A little over a year ago as they prepared for the state basketball playoffs, members of the Turner County Lady Rebels had to take time to mourn Darby Pilkinton, who had died in an automobile accident. Even though Darby went to school at Tiftarea Academy, she had many friends in Ashburn.

Now those same players are having to mourn their own teammate, Ronalda Pierce, who died earlier this week in her sleep in Tallahassee.

Ronalda was something special on the basketball court. She was a four-time All-Tiftarea Player of the Year, a first-team All-State player and a third-team Parade All-American.

After seeing Ronalda play in high school during her entire career, there are two things I will probably remember most about her during her days at Turner County High.

In the second round of the 2003 state playoffs, Turner pulled out a 69-63 overtime win over Jeff Davis.

Against Jeff Davis, Ronalda had one of the greatest athletic performances I have ever witnessed in person. She scored 52 points, pulled down 27 rebounds and blocked eight shots.
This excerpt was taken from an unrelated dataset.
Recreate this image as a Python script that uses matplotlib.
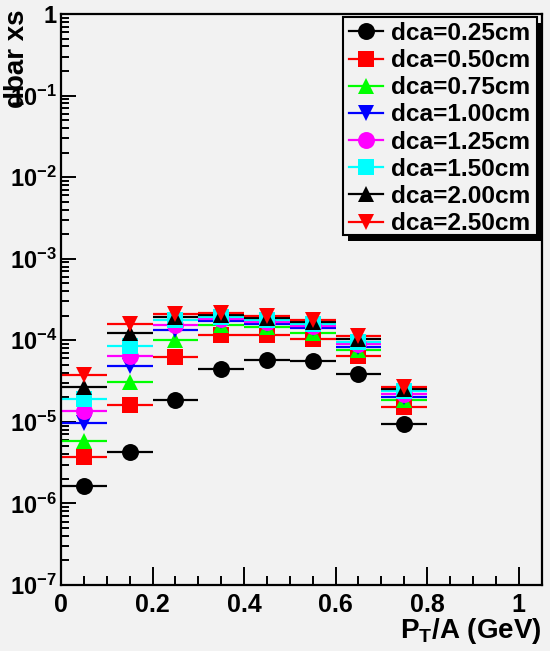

I remember seeing her laugh and joke with her teammates before that Jeff Davis game. She went from acting like a high school student to being someone who was possessed into carrying her team to a victory. As Turner coach Tony Hobbs said afterwards, "We put a saddle on her and rode her all the way in that game."

The second thing I will remember involves me being dressed up as I presented her with the plaque for being named third-team All-American by Parade magazine.

Parade sent the plaque here and asked the Gazette to present it to Ronalda. I had been around All-Tiftarea, All-Region and All-State players before, but never an All-American, so I put on a tie and really dressed for the occasion.

Even though I did not know Ronalda that well, I did my best to always joke with her to get her to open up to me. That day I could see her smile when I explained to her why I wore the tie. Even though she appeared to me to be very shy, she did show a brilliant smile. I felt privileged to see it that day, but unfortunately for me it is the last time I saw that smile in person.

She went on to Florida State and did not have a super freshman season, but she contributed key minutes and had a big hand in the Lady Seminoles' upset of Duke University.

From what I had gathered, Ronalda was beginning to realize that in Division I basketball, there were many 6-5 players who had a lot of God-given ability. The difference in the great players and the good players was their ability to work.

After facing off against Alana Beard and Diana Taurasi during her freshman season, Ronalda was putting in the work to make herself better and perhaps put her name among the elite in women's college basketball.

I could have easily imagined her being in WNBA one day or the Olympics.

It would have been incredible to have seen Ronalda Pierce from little Ashburn, Georgia playing on the United States Olympic team in the 2008 Games in Beijing, China.

You can never tell, it may have happened. But, unfortunately, we will never know.

God bless Ronalda, her family and her friends. As a reporter I am supposed to be neutral, but it is hard to not care in a case like this, because I can truthfully say I will miss Ronalda Pierce.